Sunday, February 11, 2007

Sunday Gazette roundup and branding


Front page on Mike Lange: Montana Headlines has never met Lange, but is looking forward to an interview. So he's thinking of challenging Baucus? Now that might actually be fun. When you're running a race where you know you've got nothing to lose, your candidate had better be a pistol. We can just hear Lange debating Max "man of the people" Baucus in Butte: "So, Max, let's talk union cards. You show me yours and I'll show you mine."

The "divvying bill": Maybe Montana Headlines hasn't been paying attention, but this is the first report in the press, that we've noticed, telling us that dividing the spending megabill HB2 into multiple parts is the way the state did it until 1977. Listening to the squealing from the left side of the aisle, we had mistakenly thought that Mike Lange and the House Republicans were proposing to burn the Montana Constitution on the front steps of the State Capitol.

Montana Democrats weigh in on Iraq: Feeling shortchanged by only getting to be involved in water wars with Wyoming and Canada, a Butte state senator wants to put the Montana legislature's vast experience in waging overseas wars to use. Washington insiders have confided to Montana Headlines that the resolution, should it pass, will likely go straight to the desk of General Petraeus. He needs to know that Democrats in the Montana state Senate have studied the situation closely on the ground, and after their classified briefings are recommending that he not be sent more troops.

Selling federal lands: Montana Headlines understands that once the government has something, good luck trying to get it to part with it. Every April 15th is a reminder of that. No-one is going to allow the selling of public land. But if the federal government insists on holding onto the land, there has to be a provision for funding county governments when income from leases dries up. Private land is subject to property taxes, so selling it would solve funding issues. Max Baucus, however, apparently has a secret alternative plan for funding county governments.

Keeping teacher certification out of the hands of the riff-raff: Montana Headlines has never understood the rigidity of the teacher certification process, except as a sort of monopoly to exclude potential competition from people who know Chemistry or Latin cold but haven't taken courses like Educational Psychology. In May, high school seniors aren't allowed to learn from anyone but a certified teacher. In September, they find they can learn quite well from a faculty that contains none.

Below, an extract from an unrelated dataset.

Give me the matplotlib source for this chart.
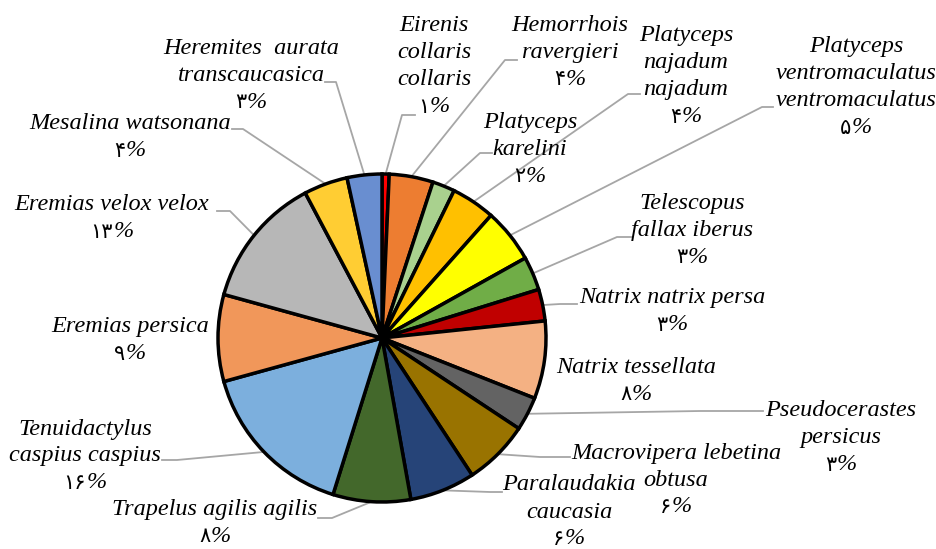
import matplotlib
matplotlib.use('Agg')
import matplotlib.pyplot as plt
import numpy as np

# shares, clockwise from 12 o'clock
species = ['Eirenis\ncollaris\ncollaris', 'Hemorrhois\nravergieri', 'Platyceps\nkarelini',
           'Platyceps\nnajadum\nnajadum', 'Platyceps\nventromaculatus\nventromaculatus',
           'Telescopus\nfallax iberus', 'Natrix natrix persa', 'Natrix tessellata',
           'Pseudocerastes\npersicus', 'Macrovipera lebetina\nobtusa', 'Paralaudakia\ncaucasia',
           'Trapelus agilis agilis', 'Tenuidactylus\ncaspius caspius', 'Eremias persica',
           'Eremias velox velox', 'Mesalina watsonana', 'Heremites  aurata\ntranscaucasica']
shares = [0.7, 4.3, 2.2, 4.3, 5.3, 3.3, 3.1, 7.6, 3.3, 6.4, 6.4, 7.6, 15.8, 8.5, 12.9, 4.3, 3.4]
pct_digits = ['۱', '۴', '۲', '۴', '۵', '۳', '۳', '۸', '۳', '۶', '۶', '۸',
              '۱۶', '۹', '۱۳', '۴', '۳']
colors = ['#FF0000', '#ED7D31', '#A9D18E', '#FFC000', '#FFFF00', '#70AD47', '#C00000',
          '#F4B183', '#636363', '#997300', '#264478', '#43682B', '#7CAFDD', '#F1975A',
          '#B7B7B7', '#FFCD33', '#698ED0']

# layout (pixels from top-left): label centre, leader elbow, leader end
lab_pos = [(434, 66), (570, 52), (530, 149), (686, 76), (856, 87), (692, 230), (672, 311),
           (636, 381), (841, 438), (676, 480), (569, 512), (215, 523), (85, 456),
           (130, 340), (112, 218), (130, 137), (251, 75)]
leaders = [((402, 115), (415, 115)), ((505, 60), (517, 60)), ((480, 153), (492, 153)),
           ((628, 94), (640, 94)), ((762, 107), (773, 107)), ((617, 237), (632, 237)),
           ((560, 304), (577, 304)), None, ((700, 411), (763, 411)), ((540, 457), (570, 457)),
           ((490, 492), (502, 492)), ((332, 518), (318, 518)), ((177, 460), (162, 460)),
           None, ((230, 211), (217, 211)), ((243, 129), (232, 129)), ((336, 82), (325, 82))]

W, H = 937, 549
cx, cy, R = 382, 338, 164
step = 27  # line pitch of the labels

fig = plt.figure(figsize=(9.37, 5.49), dpi=100)
ax = fig.add_axes([0, 0, 1, 1])
wedges, _ = ax.pie(shares, colors=colors, startangle=90, counterclock=False,
                   radius=R, center=(cx, H - cy),
                   wedgeprops=dict(edgecolor='black', linewidth=2.5))
ax.set_xlim(0, W)
ax.set_ylim(0, H)
ax.set_aspect('equal')
ax.axis('off')

font = dict(family=['Liberation Serif', 'DejaVu Sans'], style='italic', fontsize=17.5)
renderer = fig.canvas.get_renderer()

for w, name, dg, pos, ld in zip(wedges, species, pct_digits, lab_pos, leaders):
    n = name.count('\n') + 1
    ytop = pos[1] - n * step / 2
    for i, line in enumerate(name.split('\n')):
        ax.text(pos[0], H - (ytop + i * step), line, ha='center', va='center', **font)
    yp = H - (ytop + n * step)
    t1 = ax.text(0, yp, dg, ha='left', va='center', family='DejaVu Sans', fontsize=15)
    t2 = ax.text(0, yp, '%', ha='left', va='center', **font)
    w1 = t1.get_window_extent(renderer).width
    w2 = t2.get_window_extent(renderer).width
    x0 = pos[0] - (w1 + w2) / 2
    t1.set_x(x0)
    t2.set_x(x0 + w1)
    if ld is None:
        continue
    mid = np.deg2rad((w.theta1 + w.theta2) / 2)
    rx = w.center[0] + R * np.cos(mid)
    ry = w.center[1] + R * np.sin(mid)
    ax.plot([rx, ld[0][0], ld[1][0]], [ry, H - ld[0][1], H - ld[1][1]],
            color='#A6A6A6', lw=1.3, zorder=0)

plt.savefig('out.png', dpi=100)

When a bill suggesting local control of the certification process was introduced on the House floor Saturday, public education advocates in the gallery responded by imitating the students in their classrooms. No reports yet on whether any Republicans were hit by spitballs.

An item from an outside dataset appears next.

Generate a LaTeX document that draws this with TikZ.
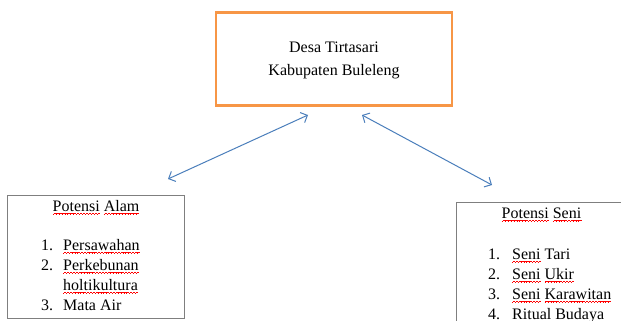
\documentclass[tikz,border=0pt]{standalone}
\usepackage{fontspec}
\setmainfont{Liberation Serif}
\usetikzlibrary{arrows.meta}
\definecolor{desaorange}{HTML}{F79646}
\definecolor{panahblue}{HTML}{4A7EBB}
\definecolor{boxgray}{HTML}{7F7F7F}
\newsavebox{\salahbox}
\newcommand{\salahgelombang}{\hbox{\rule[-3.4pt]{.7pt}{.6pt}\rule[-2.9pt]{.7pt}{.6pt}\rule[-2.4pt]{.7pt}{.6pt}\rule[-2.9pt]{.7pt}{.6pt}}}
\newcommand{\salah}[1]{\sbox{\salahbox}{#1}%
  \rlap{\color{red}\hbox to \wd\salahbox{\xleaders\salahgelombang\hfill}}\usebox{\salahbox}}

\begin{document}
\begin{tikzpicture}[x=1pt,y=-1pt]
  \tikzstyle{every node}=[font=\fontsize{16}{20}\selectfont, inner sep=0pt]
  \tikzstyle{desabox}=[draw=desaorange, line width=2.6pt, minimum width=236pt, minimum height=93pt, align=center]
  \tikzstyle{potensibox}=[draw=boxgray, line width=0.8pt]
  \tikzstyle{panah}=[draw=panahblue, line width=1pt, {Straight Barb[length=5.5pt,width=11pt]}-{Straight Barb[length=5.5pt,width=11pt]}]
  \useasboundingbox (0,0) rectangle (621,321);

  \node[desabox] (desa) at (334,59) {};
  \node (desateks) at (334,60) [align=center] {Desa Tirtasari\\[3pt]Kabupaten Buleleng};

  \node[potensibox, minimum width=177pt, minimum height=123pt] (alam) at (95.5,256.5) {};
  \node[anchor=base] (alamjudul) at (96,211) {\salah{Potensi} \salah{Alam}};
  \node[anchor=base west] (alamdaftar) at (41,250) {\begin{tabular}[t]{@{}r@{\hspace{10pt}}l@{}}
    1. & \salah{Persawahan}\\
    2. & \salah{Perkebunan}\\
       & \salah{holtikultura}\\
    3. & Mata Air
  \end{tabular}};

  \coordinate (seni) at (456,202);
  \draw[potensibox] (621,202) -- (seni) -- (456,321);
  \node[anchor=base] (senijudul) at (541.5,218) {\salah{Potensi} \salah{Seni}};
  \node[anchor=base west] (senidaftar) at (488,259) {\begin{tabular}[t]{@{}r@{\hspace{12pt}}l@{}}
    1. & \salah{Seni} Tari\\
    2. & \salah{Seni} \salah{Ukir}\\
    3. & \salah{Seni} \salah{Karawitan}\\
    4. & Ritual Budaya
  \end{tabular}};

  \coordinate (desakiri) at (308,115);
  \coordinate (alamujung) at (168,179);
  \coordinate (desakanan) at (362,115);
  \coordinate (seniujung) at (492,185);
  \draw[panah] (alamujung) -- (desakiri);
  \draw[panah] (desakanan) -- (seniujung);
\end{tikzpicture}
\end{document}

Ed Kemmick's City Lights: You, sir, have no shame. What next, gondola rides in Billings canals?

The Gazette's partisan spin on Denny Rehberg

It might seem odd that Montana Headlines is only today commenting on a Billings Gazette editorial that was published more than 48 hours ago: "Rehberg's partisan spin on spending."

The honest truth is that it was just too difficult to understand exactly what the editors were trying to say. Perhaps it was written in haste. Perhaps the editors were fighting a battle against clean prose and well-crafted thought and were determined to win decisively.

Whatever the reason, even after reading the editorial several times, perusing the couple dozen responding comments on-line, and reflecting at leisure for a day or two, the murk didn’t clear much when it came to substantive arguments.

We even considered rewriting the editorial into something intelligible and then arguing against that, but something stubborn inside us wasn’t inclined to provide that kind of assistance. After all, Denny Rehberg has a tough enough job as it is being the lone high-profile Republican in Montana, and we would prefer to support him when he's being sniped at rather than help draft subcontracted opposition ads.

Montana Headlines will, however, accept responsibility for our inability or unwillingness to understand the editorial well enough to engage its points articulately. Accepting responsibility is appropriate, since we Republicans aren’t as intelligent as Democrats and should be humble enough to accept that judgment and move on, just trying to do the best we can with what we have.

One might then justly ask: if Montana Headlines thinks the editorial is so poorly written, why waste a post on it? A good question. A couple of answers spring to mind. First, Montana Headlines understands that the Gazette wants to cow Rehberg into being the Republican sidecar rider for our driving Democratic duo of Sens. Baucus and Tester (read the last paragraph of the editorial -- that much was clear.)

We are convinced, however, that they can do a better job of it than they did in this editorial. Unlike us at Montana Headlines, they do this for a living.

Second, we also realize that the main point to the editorial was to tie Rehberg, partisanship, and nasty earmarks into a neat package. The obfuscation (probably unintentional) if anything served to help that along since the casual reader would have a hard time following their argument long enough to be able to disagree with it.

The Gazette has endorsed Rehberg in his non-competitive races, but in 2000 when he was in his one competitive race for the House, the Gazette naturally endorsed his opponent, Nancy Keenan, dismissing Rehberg with two lines of faint and fluffy praise.

We can probably expect the same when Rehberg next finds himself in a competitive election – probably a key U.S. Senate race – so it is understandable that the groundwork has to start being laid. The editorial progression will be interesting to observe, and it is good for Rehberg and Republicans to be reminded just where things stand.